The stories he’s heard are troubling, he said, and range from brutal assaults to humiliation and slurs. From his experience working with hate crime victims, he said, this data doesn’t tell the whole story. With many law enforcement agencies opting out of reporting hate crimes to the FBI, he says the picture presented to the public is incomplete. 

“The data that we have is just the tip of the iceberg,” he said. “There needs to be mandatory hate crime reporting for law enforcement agencies across the nation for us to meaningfully address the issue at hand.”

Since the start of the Israel-Hamas war on Oct. 7, Muslim community leaders say they’ve also seen a dramatic increase in incident reports in their day-to-day work.
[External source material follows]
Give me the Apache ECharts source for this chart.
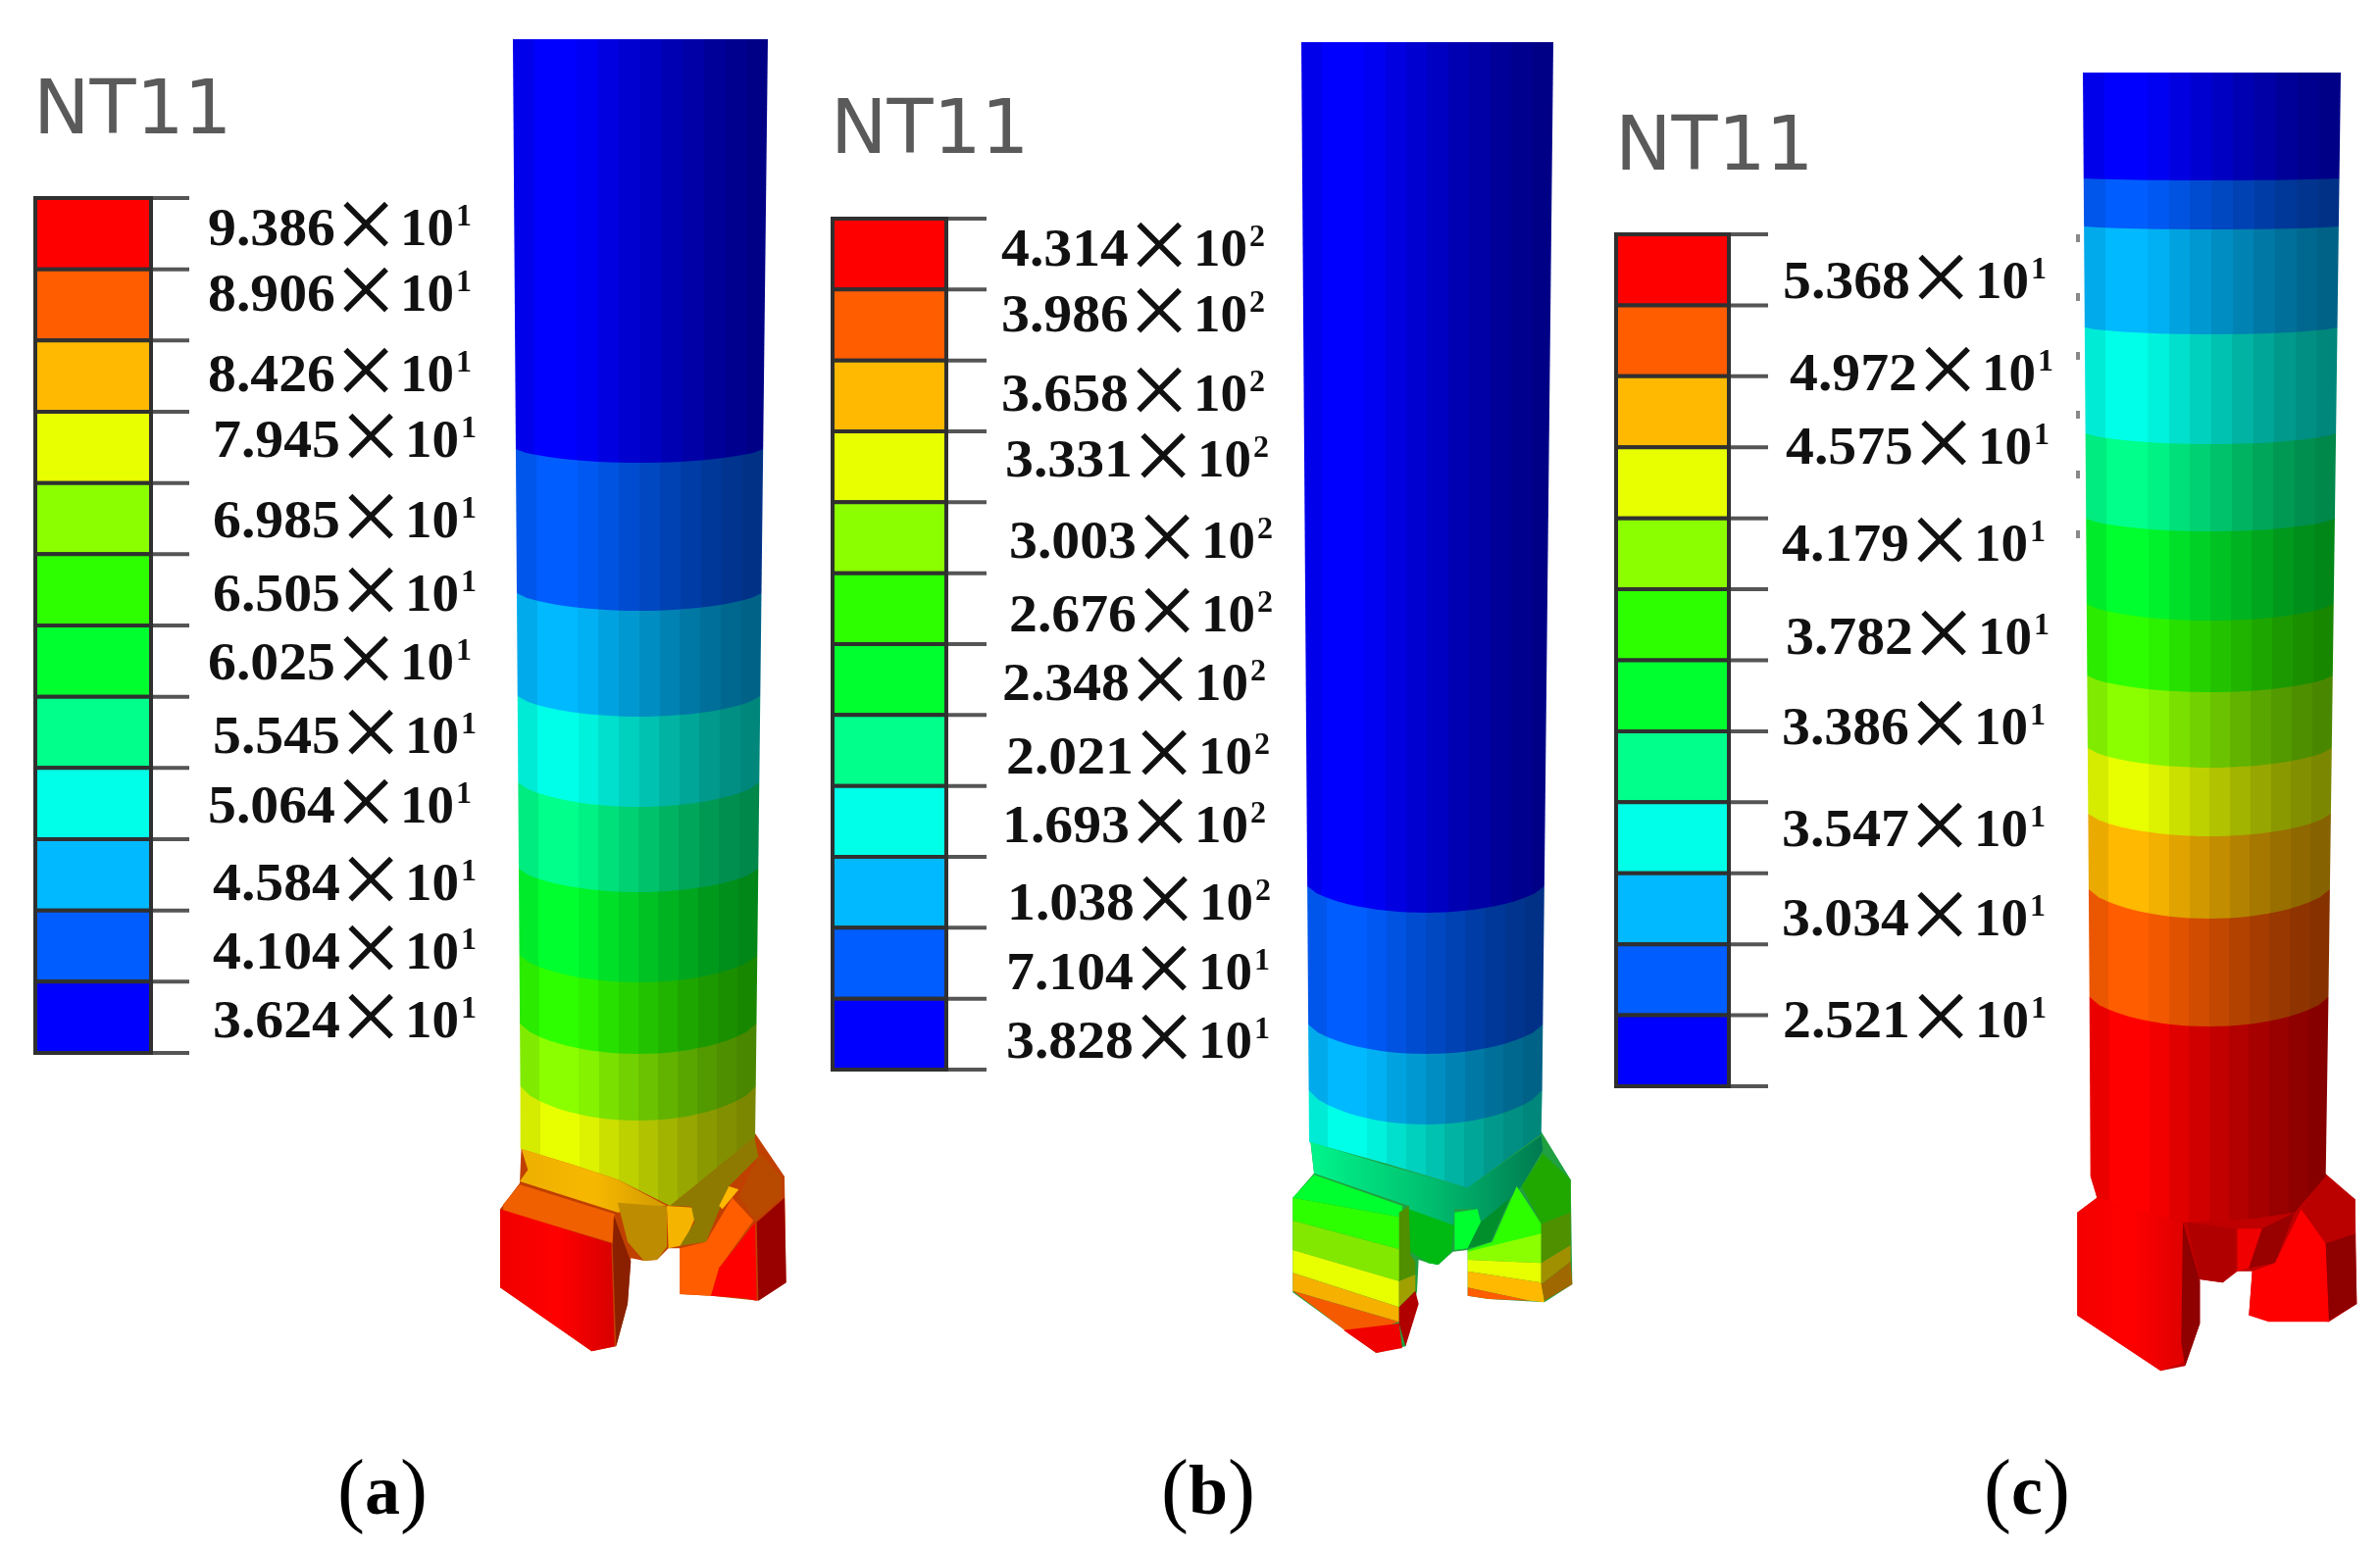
<!DOCTYPE html>
<html><head><meta charset="utf-8">
<script src="https://cdn.jsdelivr.net/npm/echarts@6/dist/echarts.min.js"></script>
<style>html,body{margin:0;background:#fff}#c{width:2427px;height:1580px;filter:blur(.7px)}</style></head>
<body><div id="c"></div>
<script>
// ---------- contour colours, hottest first ----------
const contourColors = ['#FF0000','#FF5D00','#FFB900','#E8FF00','#8BFF00','#2EFF00','#00FF2E','#00FF8B','#00FFE8','#00B9FF','#005DFF','#0000FF'];
// ---------- legend tick labels ----------
const mantissaA = ['9.386','8.906','8.426','7.945','6.985','6.505','6.025','5.545','5.064','4.584','4.104','3.624'];
const exponentA = ['1','1','1','1','1','1','1','1','1','1','1','1'];
const mantissaB = ['4.314','3.986','3.658','3.331','3.003','2.676','2.348','2.021','1.693','1.038','7.104','3.828'];
const exponentB = ['2','2','2','2','2','2','2','2','2','2','1','1'];
const mantissaC = ['5.368','4.972','4.575','4.179','3.782','3.386','3.547','3.034','2.521'];
const exponentC = ['1','1','1','1','1','1','1','1','1'];
const panelCaptions = ['a','b','c'];
const legendTitle = 'NT11';
// ---------- band boundaries read along each cylinder's left edge, top to bottom ----------
const bandEdgesA = [40,458,605,710,798,886,974,1044,1108];
const bandSagA   = [14,18,21,25,24,28,31,35];
const bandEdgesB = [43,904,1045,1112];
const bandSagB   = [27,30,35];
const bandEdgesC = [74,182,231,334,442,529,616,689,763,830,907,1017];
const bandSagC   = [2,3,7,11,13,17,17,20,23,30,30];

// ---------- layout (axis units equal page pixels) ----------
const legends = [
 {x0:36,x1:154,xt:193,top:202,bot:1074,tx:34,ty:116,man:mantissaA,exp:exponentA,
  lx:[212,212,212,217,217,217,212,217,212,217,217,217],
  ly:[236,303,385,452,534,609,679,754,825,904,974,1044]},
 {x0:849,x1:965,xt:1006,top:223,bot:1091,tx:847,ty:136,man:mantissaB,exp:exponentB,
  lx:[1021,1021,1021,1025,1029,1029,1022,1026,1022,1027,1026,1026],
  ly:[257,324,405,472,555,630,700,775,845,924,995,1065]},
 {x0:1648,x1:1763,xt:1803,top:239,bot:1108,tx:1647,ty:153,man:mantissaC,exp:exponentC,
  lx:[1818,1825,1821,1817,1821,1817,1817,1817,1818],
  ly:[290,384,459,558,653,745,849,940,1044]}
];
const cylinders = [
 {edges:bandEdgesA,sag:bandSagA,ytop:40,ybot:1170,l0:523,l1:531,r0:783,r1:770,first:11,
  origin:[480,1040],last:[[152,395],[300,440],[450,490],[610,570],[870,360]]},
 {edges:bandEdgesB,sag:bandSagB,ytop:43,ybot:1170,l0:1327,l1:1335,r0:1584,r1:1572,first:11,
  origin:[1280,1040],last:[[165,375],[400,440],[650,515],[875,350]]},
 {edges:bandEdgesC,sag:bandSagC,ytop:74,ybot:1200,l0:2124,l1:2132,r0:2387,r1:2372,first:11,
  origin:[2080,1040],last:[[155,480],[175,545],[300,590],[450,620],[650,610],[780,590],[875,480]]}
];
const underlays = [
 ['#C04000',[[90,580],[150,500],[155,385],[868,345],[960,480],[965,805],[880,860],[735,845],[640,840],[640,700],[605,700],[570,735],[530,738],[490,730],[480,870],[445,1000],[370,1015],[90,820]]],
 ['#20A040',[[115,545],[180,470],[168,365],[873,340],[965,490],[970,810],[885,865],[715,855],[650,845],[650,705],[605,710],[560,750],[530,745],[500,735],[495,830],[460,1000],[370,1020],[115,835]]],
 ['#C00000',[[115,590],[175,545],[158,470],[873,470],[965,550],[970,870],[885,925],[640,905],[650,770],[605,770],[560,805],[490,795],[490,930],[445,1060],[370,1075],[115,905]]]
];
const headA = [
 [['#EDB000','#F8B800','#D09A00'],[[155,395],[300,440],[450,490],[600,570],[450,590],[150,495],[175,460]]],
 ['#BD8C00',[[450,560],[600,572],[600,695],[570,735],[530,738],[480,680]]],
 ['#F5B400',[[600,570],[680,575],[685,610],[650,690],[605,700]]],
 ['#8E7A00',[[610,570],[868,360],[880,420],[790,510],[720,680],[640,692],[685,620],[675,572]]],
 ['#FFB900',[[790,510],[820,520],[770,580],[760,570]]],
 ['#F06000',[[100,565],[150,505],[440,595],[440,685],[100,585]]],
 [['#F00000','#FF0000','#D80000'],[[90,580],[430,685],[440,1000],[370,1015],[90,820]]],
 ['#8A2000',[[438,600],[490,740],[480,870],[445,1000],[434,690]]],
 ['#FF5D00',[[640,700],[720,680],[800,545],[865,615],[760,760],[735,845],[640,840]]],
 ['#FF0000',[[760,760],[870,620],[875,860],[835,852],[735,845]]],
 ['#990000',[[875,620],[960,545],[965,805],[880,860]]],
 ['#B84A00',[[820,540],[885,410],[950,480],[950,545],[870,615]]]
];
const headB = [
 [['#00F58A','#00C070','#007A50'],[[170,375],[400,445],[650,515],[875,355],[880,400],[815,510],[780,545],[720,680],[650,700],[690,620],[680,580],[610,580],[600,710],[560,750],[530,745],[480,700],[470,570],[180,470]]],
 ['#00BA14',[[470,580],[610,630],[600,710],[560,750],[530,745],[475,710]]],
 ['#00FF2E',[[610,590],[680,580],[690,620],[650,700],[610,705]]],
 ['#008F2A',[[690,620],[780,545],[720,680],[650,700]]],
 ['#00FF2E',[[115,545],[180,475],[450,570],[450,605]]],
 ['#2EFF00',[[115,545],[450,605],[450,705],[115,615]]],
 ['#82E800',[[115,615],[450,705],[440,800],[115,705]]],
 ['#E8FF00',[[115,705],[440,800],[440,880],[115,775]]],
 ['#F5B000',[[115,775],[440,880],[440,925],[115,830]]],
 ['#F55A00',[[115,830],[440,925],[410,935],[390,975],[280,955]]],
 ['#F00000',[[270,950],[440,930],[450,1005],[370,1020]]],
 ['#4F8F00',[[440,590],[470,570],[475,720],[490,740],[490,780],[440,800]]],
 ['#A0A000',[[440,800],[490,780],[490,830],[440,880]]],
 ['#B00000',[[440,880],[490,830],[500,870],[460,1000],[440,930]]],
 ['#2EFF00',[[650,705],[725,680],[800,510],[875,625],[875,670],[650,710]]],
 ['#8BFF00',[[650,710],[875,655],[875,745],[650,735]]],
 ['#E8FF00',[[650,735],[875,745],[875,805],[650,770]]],
 ['#FFB900',[[650,770],[875,805],[885,865],[840,860],[650,820]]],
 ['#FF5D00',[[650,820],[840,860],[715,855],[650,845]]],
 ['#20A800',[[815,510],[880,410],[965,490],[965,590],[875,625]]],
 ['#4F9000',[[875,625],[965,590],[965,690],[875,745]]],
 ['#A09000',[[875,745],[965,690],[965,740],[875,810]]],
 ['#A06800',[[875,810],[965,740],[970,810],[885,860]]]
];
const headC = [
 [['#F40000','#FF0000','#E00000'],[[115,590],[175,545],[440,620],[440,1050],[370,1075],[115,905]]],
 ['#8F0000',[[438,620],[490,800],[490,930],[445,1060],[433,990]]],
 ['#B00000',[[450,620],[600,640],[600,770],[560,805],[490,795]]],
 ['#F00000',[[605,640],[680,640],[680,700],[640,760],[605,770]]],
 ['#990000',[[680,640],[780,590],[720,745],[640,760]]],
 ['#FF0000',[[650,770],[720,745],[800,580],[875,685],[885,925],[700,925],[640,905]]],
 ['#8F0000',[[875,685],[965,655],[970,870],[885,920]]],
 ['#BB0000',[[800,580],[875,480],[965,550],[965,655],[875,685]]]
];
const heads = [headA,headB,headC];
const captionX = [390,1232,2067], captionY = 1525;
const facetShade = [.92,1,1,.95,.88,.82,.76,.7,.65,.6,.56,.53];
const specks = [[2119,243],[2119,303],[2119,363],[2119,423],[2119,484],[2119,545]];

// ---------- helpers ----------
function shadeHex(hex,f){
  const n=parseInt(hex.slice(1),16);
  return 'rgb('+[(n>>16)&255,(n>>8)&255,n&255].map(v=>Math.round(v*f)).join(',')+')';
}
function cylGradient(hex){
  const stops=[],n=facetShade.length;
  facetShade.forEach((f,i)=>{const c=shadeHex(hex,f);stops.push({offset:i/n,color:c},{offset:(i+1)/n,color:c});});
  return {type:'linear',x:0,y:0,x2:1,y2:0,colorStops:stops};
}
function facetFill(col){
  if(typeof col==='string')return col;
  return {type:'linear',x:0,y:0,x2:1,y2:0,colorStops:col.map((c,i)=>({offset:i/(col.length-1),color:c}))};
}
function customSeries(items,render){
  return {type:'custom',coordinateSystem:'cartesian2d',clip:false,silent:true,
    data:items.map((_,i)=>[i]),renderItem:(p,api)=>render(items[p.dataIndex],api)};
}
const poly=(pts,api,fill,extra)=>({type:'polygon',shape:{points:pts.map(q=>api.coord(q))},style:Object.assign({fill},extra||{})});

// ---------- cylinder bands: bottom band painted first, upper ones overlap ----------
const bandItems=[];
cylinders.forEach(c=>{
  const n=c.edges.length-1;
  const L=y=>c.l0+(c.l1-c.l0)*(y-c.ytop)/(c.ybot-c.ytop);
  const R=y=>c.r0+(c.r1-c.r0)*(y-c.ytop)/(c.ybot-c.ytop);
  const toData=q=>[c.origin[0]+q[0]/3,c.origin[1]+q[1]/3];
  const lastPts=c.last.map(toData);
  const lastTop=c.edges[n];
  bandItems.push({col:contourColors[c.first-n],pts:[[L(lastTop),lastTop],[R(lastTop),lastTop]].concat(lastPts.slice().reverse())});
  for(let i=n-1;i>=0;i--){
    const y0=c.edges[i],y1=c.edges[i+1],s=c.sag[i],pts=[[L(y0),y0],[R(y0),y0]];
    const K=24;
    for(let k=K;k>=0;k--){
      const x=L(y1)+(R(y1)-L(y1))*k/K,t=2*k/K-1;
      pts.push([x,y1+s*Math.pow(1-t*t,.7)]);
    }
    bandItems.push({col:contourColors[c.first-i],pts});
  }
});
// ---------- head facets ----------
const facetItems=[],underItems=[];
cylinders.forEach((c,ci)=>{
  const toData=q=>[c.origin[0]+q[0]/3,c.origin[1]+q[1]/3];
  underItems.push({col:underlays[ci][0],pts:underlays[ci][1].map(toData)});
  heads[ci].forEach(f=>facetItems.push({col:f[0],pts:f[1].map(toData)}));
});
// ---------- legend cells/ticks/labels ----------
const cellItems=[],tickItems=[],labelItems=[],titleItems=[];
legends.forEach(l=>{
  const st=(l.bot-l.top)/12;
  contourColors.forEach((col,i)=>cellItems.push({col,x0:l.x0,x1:l.x1,y0:l.top+i*st,y1:l.top+(i+1)*st}));
  for(let i=0;i<=12;i++)tickItems.push({x0:l.x1,x1:l.xt,y:l.top+i*st});
  l.man.forEach((m,i)=>labelItems.push({m,e:l.exp[i],x:l.lx[i],y:l.ly[i]}));
  titleItems.push({x:l.tx,y:l.ty});
});

const option={
  animation:false,backgroundColor:'#fff',
  grid:{left:0,right:0,top:0,bottom:0},
  xAxis:{type:'value',min:0,max:2427,show:false},
  yAxis:{type:'value',min:0,max:1580,inverse:true,show:false},
  series:[
    customSeries(underItems,(f,api)=>poly(f.pts,api,f.col)),
    customSeries(bandItems,(b,api)=>poly(b.pts,api,cylGradient(b.col))),
    customSeries(facetItems,(f,api)=>poly(f.pts,api,facetFill(f.col))),
    customSeries(tickItems,(t,api)=>{const a=api.coord([t.x0,t.y]),b=api.coord([t.x1,t.y]);
      return {type:'line',shape:{x1:a[0],y1:a[1],x2:b[0],y2:b[1]},style:{stroke:'#555',lineWidth:4}};}),
    customSeries(cellItems,(c,api)=>{const a=api.coord([c.x0,c.y0]),b=api.coord([c.x1,c.y1]);
      return {type:'rect',shape:{x:a[0],y:a[1],width:b[0]-a[0],height:b[1]-a[1]},style:{fill:c.col,stroke:'#303030',lineWidth:4}};}),
    customSeries(titleItems,(t,api)=>{const a=api.coord([t.x,t.y]);
      return {type:'text',x:a[0],y:a[1],style:{text:legendTitle,font:'77px "DejaVu Sans"',fill:'#5a5a5a',textAlign:'left',textVerticalAlign:'middle'}};}),
    customSeries(labelItems,(l,api)=>{const a=api.coord([l.x,l.y]);
      const tx=(text,dx,dy,font,align)=>({type:'text',x:a[0]+dx,y:a[1]+dy,style:{text,font,fill:'#111',textAlign:align||'left',textVerticalAlign:'middle'}});
      return {type:'group',children:[
        Object.assign(tx(l.m,0,0,'bold 55px "Liberation Serif"'),{scaleX:1.05}),
        tx('\u00D7',161,1,'112px "Liberation Serif"','center'),
        tx('10',196,0,'bold 55px "Liberation Serif"'),
        tx(l.e,253,-14,'bold 32px "Liberation Serif"')
      ]};}),
    customSeries(panelCaptions,(t,api)=>{const i=panelCaptions.indexOf(t),a=api.coord([captionX[i],captionY]);
      return {type:'text',x:a[0],y:a[1],style:{text:'{p|(}{b|'+t+'}{p|)}',textAlign:'center',textVerticalAlign:'middle',
        rich:{p:{font:'84px "Liberation Serif"',fill:'#000'},b:{font:'bold 72px "Liberation Serif"',fill:'#000'}}}};}),
    customSeries(specks,(s,api)=>{const a=api.coord(s);
      return {type:'rect',shape:{x:a[0]-2,y:a[1]-4,width:4,height:8},style:{fill:'#888'}};})
  ]
};
echarts.init(document.getElementById('c'),null,{renderer:'canvas'}).setOption(option);
</script></body></html>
Though the FBI’s 2022 numbers only show a marginal increase in Islamophobic hate crimes — from 153 to 158 — experts fear that number will skyrocket in the 2023 data. 

“We’re working seven days a week, around the clock, fielding incoming complaints,” said Corey Saylor, research director for the Council on American-Islamic Relations. 

CAIR reported that it’s received hundreds of complaints since Oct. 7, including incidents ranging from harassment to physical violence. 

“We’ve had a murder of a 6-year-old child in Illinois, we’ve had multiple people threatened with guns, we had multiple incidents of vehicles being used as weapons against protesters,” Saylor said, referring to the death of young Wadea Al-Fayoume, a Palestinian American who was stabbed 26 times in what police called an Islamophobic attack last week. 

“We’ve had a murder of a 6-year-old child in Illinois, we’ve had multiple people threatened with guns, we had multiple incidents of vehicles being used as weapons against protesters.”

Corey Saylor, Council on American-Islamic Relations

With the presidential election cycle looming, experts say they’re expecting the number of hate crimes to potentially increase again as candidates default to anti-Asian rhetoric and policy proposals to draw votes. Chan said that some of the hostile rhetoric has already begun to seep into the election cycle. 

“We know that anti-China rhetoric doesn’t just affect Chinese people. It affects Asian Americans because the public can’t distinguish between someone who’s Chinese and someone who’s not,” Chan said. “We’ve seen how the political rhetoric then translates into even what people mimic and say when they are committing a hate act. So we are definitely bracing for that.” 

But both Wong and Chan emphasized that the FBI statistics alone may not accurately reflect the state of Asian hate across the U.S. The data is based on numbers submitted by law enforcement agencies, and 2022 was the fifth year of decreased reporting, experts pointed out. The report also focuses on crimes reported to police that rise to the level of hate crimes, but such attacks constitute a minority of the number of overall bias incidents. Less than 10% of incidents collected by Stop AAPI Hate, for example, are considered hate crimes. And a 2021 report published in the journal Crime and Delinquency showed that Asian Americans are “significantly and substantially” less likely to report incidents. 

A September report released by the U.S. Commission on Civil Rights similarly noted challenges like language barriers and uncertainty over what constitutes a hate crime as blocks to reporting. 

“Ultimately, the absence of adequate performance metrics poses a significant challenge in assessing the federal government’s effectiveness in combating the surge in hate crimes against the Asian community,” Rochelle Mercedes Garza, the commission’s chair, wrote.